Early-in-career roles evolved as well. Historically, new analysts learned by manually gathering data. Now they learn by helping build and improve AI use cases. They train the agent to answer questions across the organization, expand coverage to new topics and strengthen the accuracy of its responses.
This evolution only works when organizations design for it. People need clarity on how responsibilities will shift, which skills the new work requires and what training will help them grow. Without that clarity, teams try to juggle both their old work and new responsibilities, or they avoid implementing AI altogether. This creates confusion and slows progress.
Training and enablement were essential as responsibilities changed. We used skill assessments, structured learning paths and platform credentialing to help people build confidence with AI-enabled workflows. Employees also needed to see AI used in real decision-making. When leaders used the tools themselves, it signaled that this was not a temporary experiment but part of how we would operate going forward.

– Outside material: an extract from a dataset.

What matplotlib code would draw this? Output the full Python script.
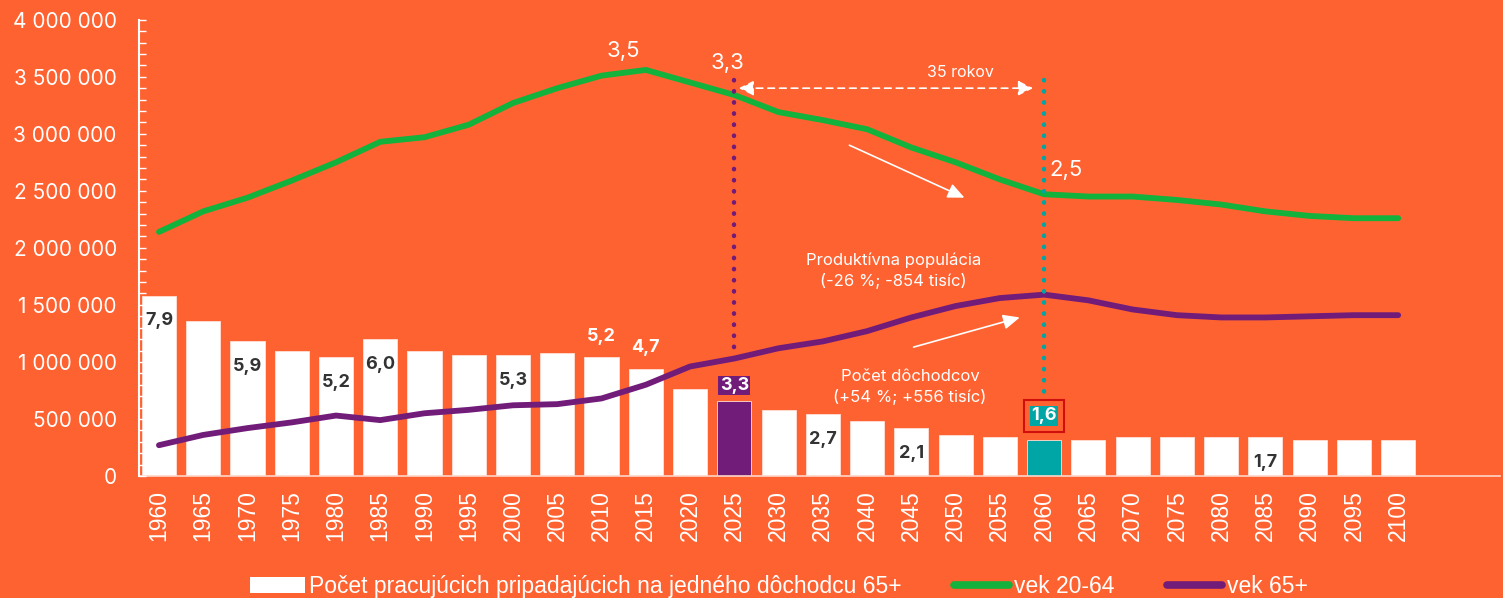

Long-term adoption depends on steady reinforcement. Teams need to know when to use AI, how to evaluate output and how to escalate issues when something does not seem right. Building that muscle takes practice and transparency. These are skills analysts have historically mastered, but now every employee needs them. When role redesign and enablement move together, people adapt faster, trust grows and AI becomes part of everyday work and delivers value to the business.
Transformation as a Living System
Projects like Data Agent don’t reach a finish line. They evolve as the organization changes, as employees learn and as new capabilities emerge.
Organizations that focus on clear use cases, early alignment, practical integration, thoughtful measurement and intentional role redesign avoid the pattern of AI pilots that never scale. They make steady progress, build trust and create space for people to do more meaningful work. Companies that build these habits now will be ready for the next wave of AI innovation and the new possibilities it creates for how work gets done.